— Materials provided —
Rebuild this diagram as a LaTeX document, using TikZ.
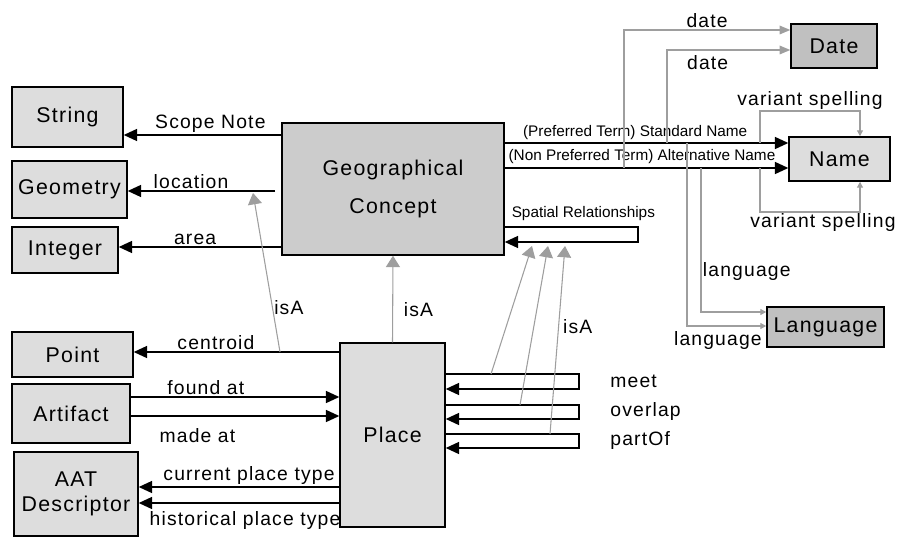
* * *
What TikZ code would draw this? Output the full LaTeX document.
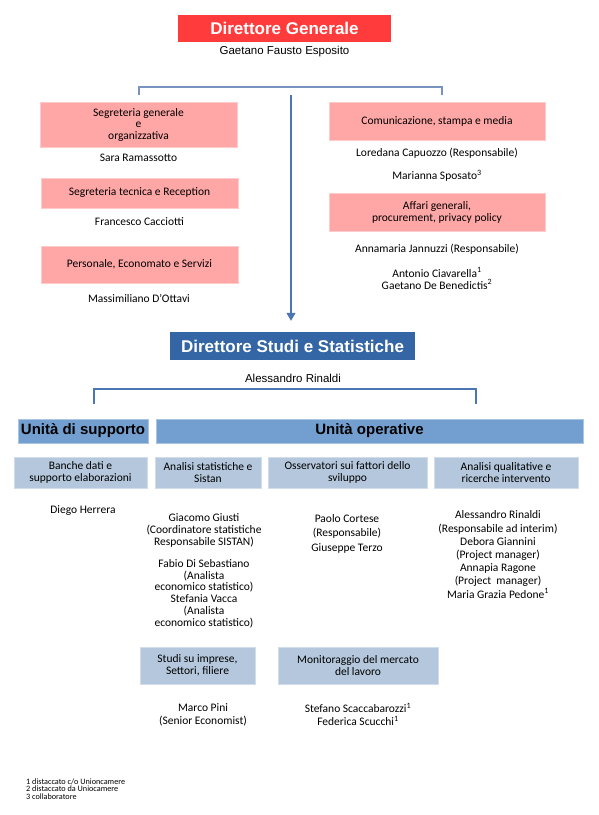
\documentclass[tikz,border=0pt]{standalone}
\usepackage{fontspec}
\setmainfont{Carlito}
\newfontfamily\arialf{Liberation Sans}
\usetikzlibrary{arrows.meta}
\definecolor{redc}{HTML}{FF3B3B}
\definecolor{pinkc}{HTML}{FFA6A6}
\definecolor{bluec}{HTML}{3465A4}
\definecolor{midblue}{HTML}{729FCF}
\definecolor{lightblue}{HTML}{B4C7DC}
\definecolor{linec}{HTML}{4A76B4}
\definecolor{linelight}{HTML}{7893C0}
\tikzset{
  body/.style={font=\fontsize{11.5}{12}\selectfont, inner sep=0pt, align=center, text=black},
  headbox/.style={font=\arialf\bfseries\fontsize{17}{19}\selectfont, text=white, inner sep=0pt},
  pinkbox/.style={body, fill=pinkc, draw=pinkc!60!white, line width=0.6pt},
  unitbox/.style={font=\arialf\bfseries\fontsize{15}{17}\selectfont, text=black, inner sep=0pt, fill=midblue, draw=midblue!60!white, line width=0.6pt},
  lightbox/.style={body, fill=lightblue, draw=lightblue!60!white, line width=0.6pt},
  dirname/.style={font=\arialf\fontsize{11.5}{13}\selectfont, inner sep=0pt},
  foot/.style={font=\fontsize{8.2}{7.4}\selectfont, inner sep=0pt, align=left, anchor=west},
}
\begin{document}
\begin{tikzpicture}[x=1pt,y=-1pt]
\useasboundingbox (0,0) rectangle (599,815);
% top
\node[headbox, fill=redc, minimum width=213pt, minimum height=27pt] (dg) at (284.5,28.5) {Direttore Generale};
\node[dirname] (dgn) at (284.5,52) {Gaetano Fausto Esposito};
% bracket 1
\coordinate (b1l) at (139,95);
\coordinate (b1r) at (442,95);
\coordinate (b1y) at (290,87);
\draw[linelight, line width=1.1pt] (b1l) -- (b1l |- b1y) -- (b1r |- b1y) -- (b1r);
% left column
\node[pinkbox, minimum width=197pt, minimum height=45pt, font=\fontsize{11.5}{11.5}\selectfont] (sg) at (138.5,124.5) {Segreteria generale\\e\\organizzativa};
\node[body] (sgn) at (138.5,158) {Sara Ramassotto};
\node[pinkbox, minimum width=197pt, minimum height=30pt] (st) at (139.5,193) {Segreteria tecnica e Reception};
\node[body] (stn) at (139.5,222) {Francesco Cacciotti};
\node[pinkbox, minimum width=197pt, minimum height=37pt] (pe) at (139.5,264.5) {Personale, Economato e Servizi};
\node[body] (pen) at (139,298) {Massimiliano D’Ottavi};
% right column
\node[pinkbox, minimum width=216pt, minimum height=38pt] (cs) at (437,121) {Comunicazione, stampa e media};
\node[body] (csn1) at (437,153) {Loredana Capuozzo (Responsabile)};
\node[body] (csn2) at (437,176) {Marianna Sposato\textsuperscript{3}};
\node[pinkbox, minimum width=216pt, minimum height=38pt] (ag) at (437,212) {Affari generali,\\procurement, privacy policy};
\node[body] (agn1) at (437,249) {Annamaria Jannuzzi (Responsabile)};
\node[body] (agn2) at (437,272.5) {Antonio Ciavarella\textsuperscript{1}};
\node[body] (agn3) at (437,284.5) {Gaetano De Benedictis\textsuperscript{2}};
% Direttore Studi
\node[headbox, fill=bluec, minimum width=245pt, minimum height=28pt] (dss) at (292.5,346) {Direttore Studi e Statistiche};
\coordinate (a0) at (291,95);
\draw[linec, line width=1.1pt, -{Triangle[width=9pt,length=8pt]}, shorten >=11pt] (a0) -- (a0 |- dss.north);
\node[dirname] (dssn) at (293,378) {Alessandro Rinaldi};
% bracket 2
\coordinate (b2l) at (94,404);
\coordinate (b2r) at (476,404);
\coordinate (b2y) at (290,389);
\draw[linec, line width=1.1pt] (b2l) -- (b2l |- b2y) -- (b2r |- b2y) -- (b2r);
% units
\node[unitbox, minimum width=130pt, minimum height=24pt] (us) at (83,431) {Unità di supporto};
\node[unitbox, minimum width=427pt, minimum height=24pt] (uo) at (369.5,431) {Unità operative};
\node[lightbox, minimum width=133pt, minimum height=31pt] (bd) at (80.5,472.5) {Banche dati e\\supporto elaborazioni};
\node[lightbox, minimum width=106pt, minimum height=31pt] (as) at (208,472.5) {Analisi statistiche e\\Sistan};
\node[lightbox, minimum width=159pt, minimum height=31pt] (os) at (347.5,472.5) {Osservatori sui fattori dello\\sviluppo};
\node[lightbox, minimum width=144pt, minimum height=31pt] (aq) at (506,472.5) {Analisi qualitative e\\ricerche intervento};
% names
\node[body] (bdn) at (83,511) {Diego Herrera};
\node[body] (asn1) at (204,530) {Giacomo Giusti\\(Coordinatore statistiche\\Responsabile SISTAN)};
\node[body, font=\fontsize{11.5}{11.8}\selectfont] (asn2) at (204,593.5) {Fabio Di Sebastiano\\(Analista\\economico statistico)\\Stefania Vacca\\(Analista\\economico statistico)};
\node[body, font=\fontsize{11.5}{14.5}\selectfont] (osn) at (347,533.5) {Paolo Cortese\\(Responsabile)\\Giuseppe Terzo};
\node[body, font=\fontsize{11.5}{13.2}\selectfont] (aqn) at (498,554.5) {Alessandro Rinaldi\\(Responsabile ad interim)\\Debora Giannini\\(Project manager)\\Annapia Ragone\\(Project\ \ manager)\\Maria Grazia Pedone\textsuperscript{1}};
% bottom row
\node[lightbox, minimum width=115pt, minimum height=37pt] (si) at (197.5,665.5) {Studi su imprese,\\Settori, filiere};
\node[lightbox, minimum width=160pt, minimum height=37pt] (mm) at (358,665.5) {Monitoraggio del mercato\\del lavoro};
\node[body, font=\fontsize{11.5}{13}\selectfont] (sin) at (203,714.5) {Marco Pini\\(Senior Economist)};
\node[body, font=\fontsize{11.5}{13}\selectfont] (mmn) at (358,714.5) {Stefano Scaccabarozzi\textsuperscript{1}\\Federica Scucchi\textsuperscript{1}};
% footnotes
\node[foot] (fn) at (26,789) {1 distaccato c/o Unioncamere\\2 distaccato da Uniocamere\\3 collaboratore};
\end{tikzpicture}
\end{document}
--
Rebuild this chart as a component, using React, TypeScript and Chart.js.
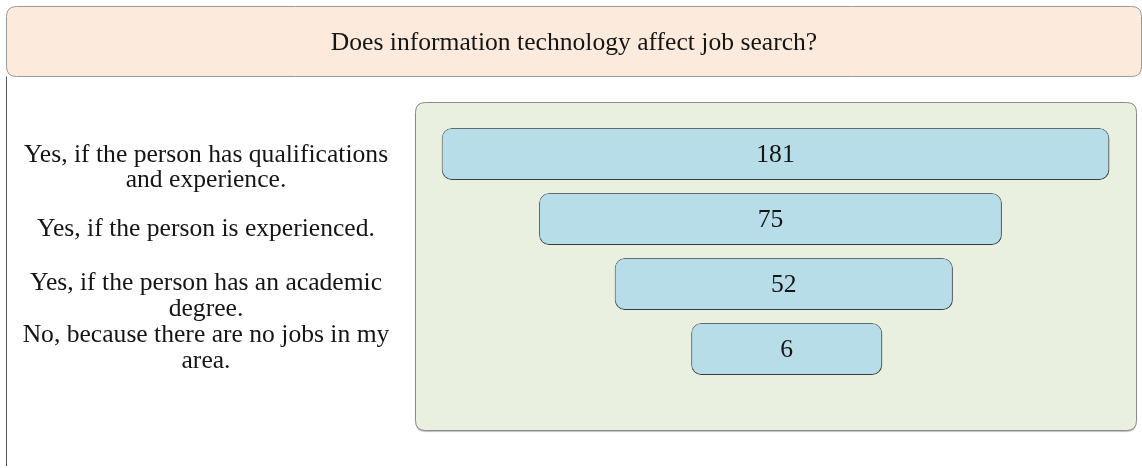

— Do this —
Find the string "Rebuild" in the listing and return every line that holds it.

— Solution for this task —
Rebuild this diagram as a LaTeX document, using TikZ.
Rebuild this chart as a component, using React, TypeScript and Chart.js.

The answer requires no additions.